Back then, Villella recalled, it took companies from six to nine months to feel stable enough to commit to a batch of new permanent workers. In the meantime, they met pressing needs with temps and contractors, staffers who could be cut loose on an hour's notice if things turned sour.

That's what one telecommunications employee faces today. The worker, who has about two years of experience and who was dismissed in a round of job cuts last year, spoke on the condition of anonymity because of his precarious employment situation.

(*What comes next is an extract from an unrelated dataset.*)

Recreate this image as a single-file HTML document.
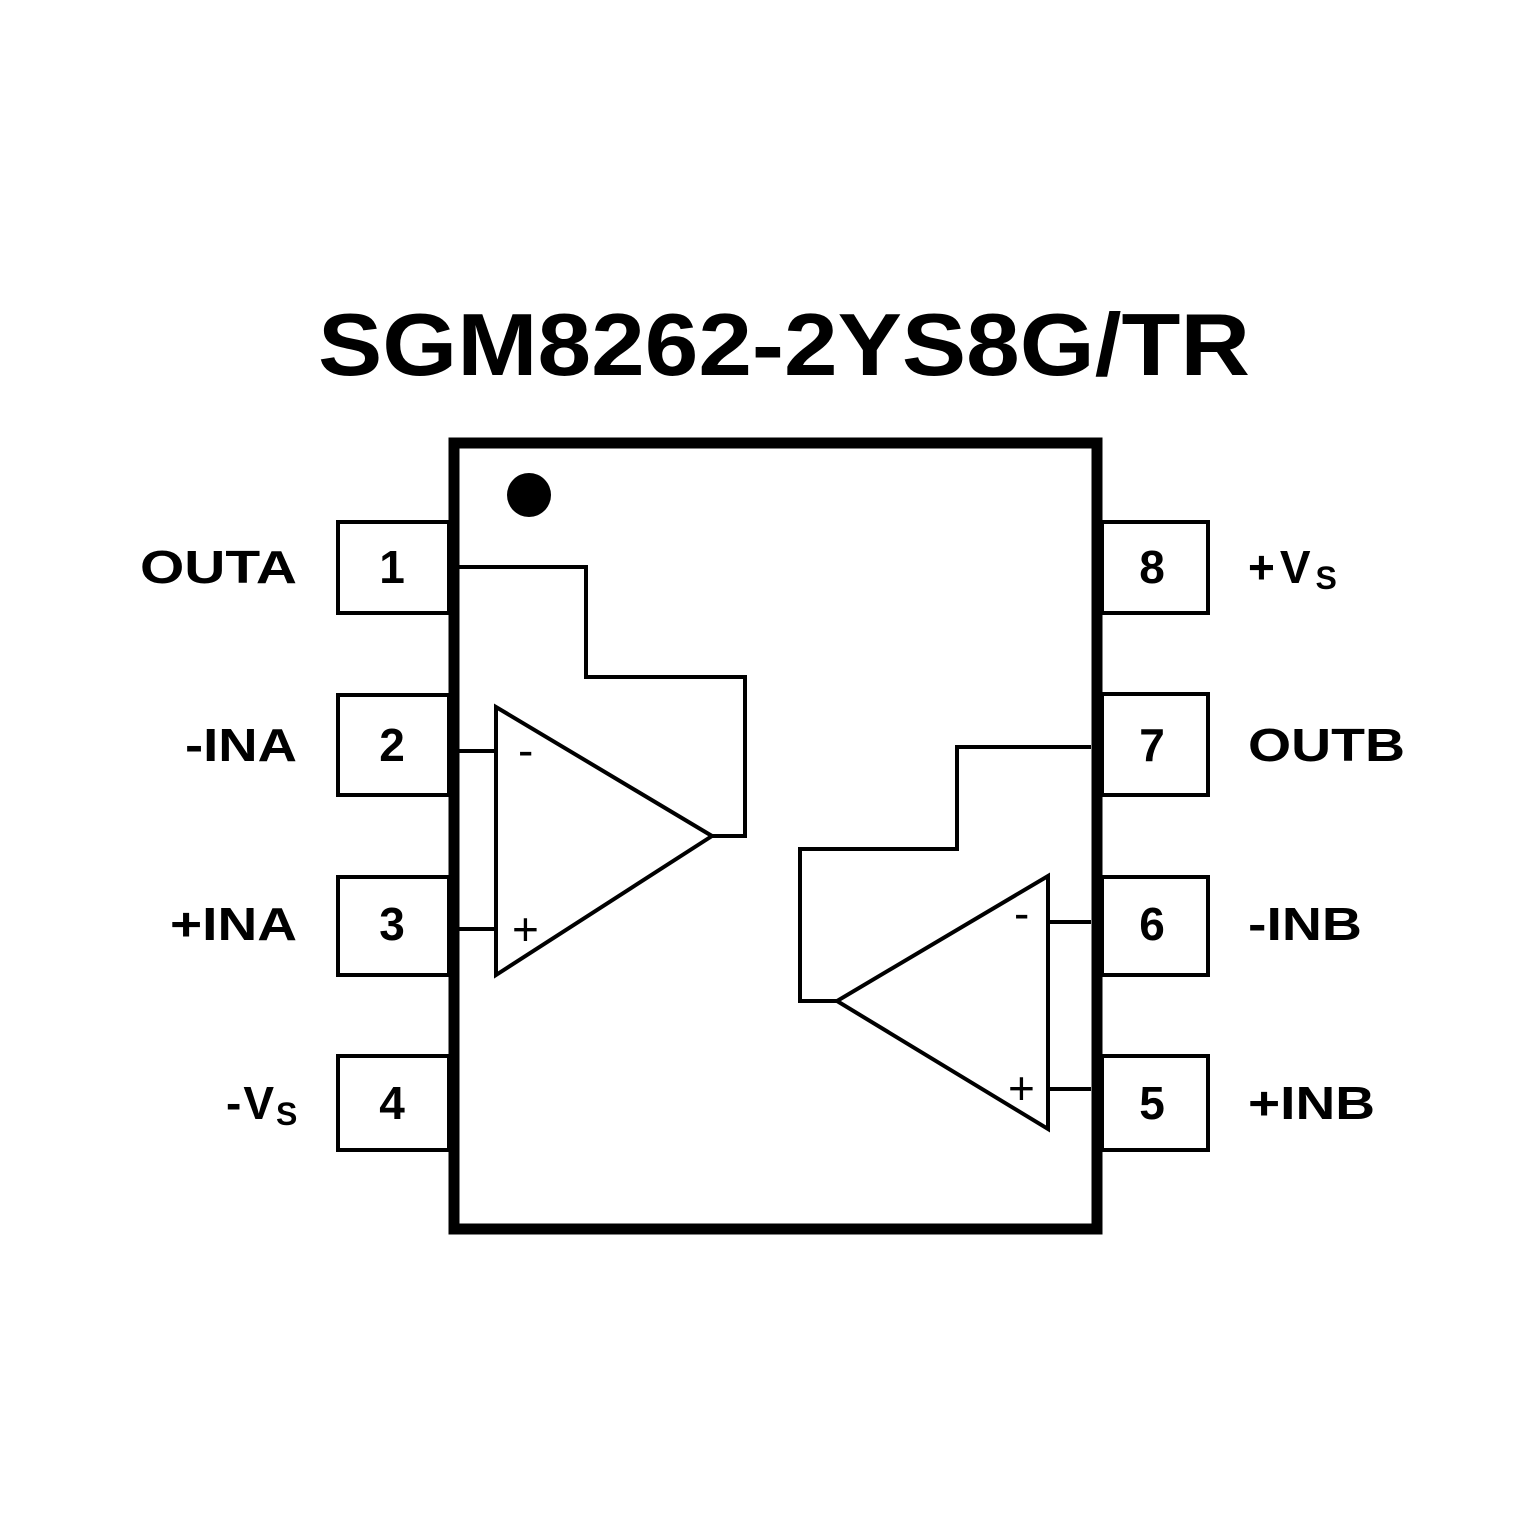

After getting a pink slip last November, the Virginia man sent out 125 résumés -- only to receive two form letters and a lukewarm phone call in response. When a manager at his previous company called a few weeks later, the employee jumped at the chance to return as a contractor, even without long-term guarantees.

"Before the person who called me finished the sentence, 'Will you come back?' I said, 'Sure,' " the man said. "Some people I worked with said they'd never go back. Well, I knew the market."